Thanks to the rotating EU presidency that Italy assumes on 1 July, the rest of Europe is about to get an immersion course in what it is like to have Silvio Berlusconi as a leader.

There was a disturbing taster last Monday, when, three years after the start of his criminal trial in Milan for bribing judges, Berlusconi made his maiden intervention in the proceedings.

The 45-minute speech was a gem of Berlusconiana, a small masterpiece of pride, spleen and evasiveness. One might have imagined that he had finally showed up in court after all this time to rebut the serious criminal charges against him – charges similar to those which saw his close friend, colleague and personal lawyer, Cesare Previti, sentenced to 11 years in jail two weeks ago. But he made no reference to his guilt or innocence in the matter. Instead, he told the judges that other people had done bad things. He hinted that they should go after Romano Prodi, President of the European Commission and an old political enemy, or perhaps Giuliano Amato, another ex-prime minister who serves under Giscard D'Estaing on the commission that is drawing up a European constitution.

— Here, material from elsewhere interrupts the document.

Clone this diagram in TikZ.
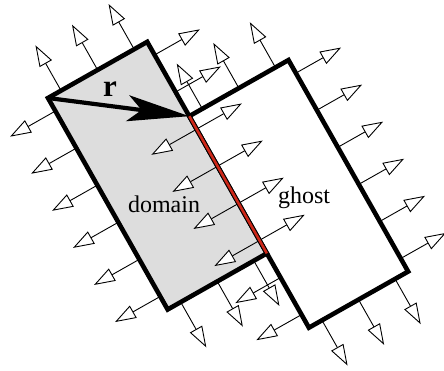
\documentclass[tikz,border=0pt]{standalone}
\usepackage{fontspec}
\setmainfont{Liberation Serif}
\usetikzlibrary{arrows.meta}
\definecolor{domgray}{RGB}{221,221,221}
\definecolor{edgered}{RGB}{205,40,25}
\begin{document}
\begin{tikzpicture}[x=1pt,y=1pt,
  normal/.style={line width=0.9pt, -{Triangle[length=21pt,width=14pt,fill=white,line width=0.9pt]}},
  outline/.style={line width=4.6pt, line join=miter},
  rvec/.style={line width=4.2pt, -{Stealth[length=62pt,width=26pt,inset=14pt]}},
  lbl/.style={anchor=base, inner sep=0pt, font=\fontsize{24}{24}\selectfont},
]
\useasboundingbox (0,0) rectangle (444,-370);
\begin{scope}[shift={(48,-98)}, rotate=29.5]
  \def\W{114}
  \def\H{243}
  \def\L{52}
  \def\G{85.4}
  \coordinate (A) at (0,0);
  \coordinate (B) at (\W,0);
  \coordinate (C) at (\W,-\H);
  \coordinate (D) at (0,-\H);
  \coordinate (E) at (\W,-\G);
  \coordinate (F) at (2*\W,-\G);
  \coordinate (G) at (2*\W,-\G-\H);
  \coordinate (Hc) at (\W,-\G-\H);
  \fill[domgray] (A) -- (B) -- (C) -- (D) -- cycle;
  \foreach \dx/\dy in {0/0, 114/-85.4} {
    \begin{scope}[shift={(\dx,\dy)}]
      \foreach \u in {15,57,99} {
        \draw[normal] (\u,0) -- (\u,\L);
        \draw[normal] (\u,-\H) -- (\u,-\H-\L);
      }
      \foreach \k in {0,...,5} {
        \pgfmathsetmacro\v{-15-\k*42.6}
        \draw[normal] (0,\v) -- (-\L,\v);
        \draw[normal] (\W,\v) -- (\W+\L,\v);
      }
    \end{scope}
  }
  \draw[outline] (A) -- (B) -- (C) -- (D) -- cycle;
  \draw[outline] (E) -- (F) -- (G) -- (Hc) -- cycle;
  \draw[edgered, line width=2.6pt] (E) -- (C);
  \draw[rvec] (A) -- (E);
\end{scope}
\node[anchor=base, inner sep=0pt, font=\bfseries\fontsize{31}{31}\selectfont] (rlab) at (110,-96) {r};
\node[lbl] (dom) at (164,-212) {domain};
\node[lbl] (gh) at (304,-203) {ghost};
\end{tikzpicture}
\end{document}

It was an entirely destructive performance. Berlusconi did nothing to shift the black cloud of suspicion hanging over him. He drew a powerful international spotlight on to a case that portrays Italy's richest man as capable of seedy and cynical deals, corrupting the institution of the judiciary – a case that has been puttering on largely unregarded by the outside world since 2000.

And by gratuitously dragging Prodi and Amato into his discourse and making nasty insinuations about them, he made it immensely difficult for Italy, and himself, to make a success of the six-month presidency. The great dream of Berlusconi was that Italy's presidency should culminate in a new Treaty of Rome, successor to the one of 1948 that brought the European Community into existence. By poisoning relations with Prodi, Berlusconi has made that far less likely to happen.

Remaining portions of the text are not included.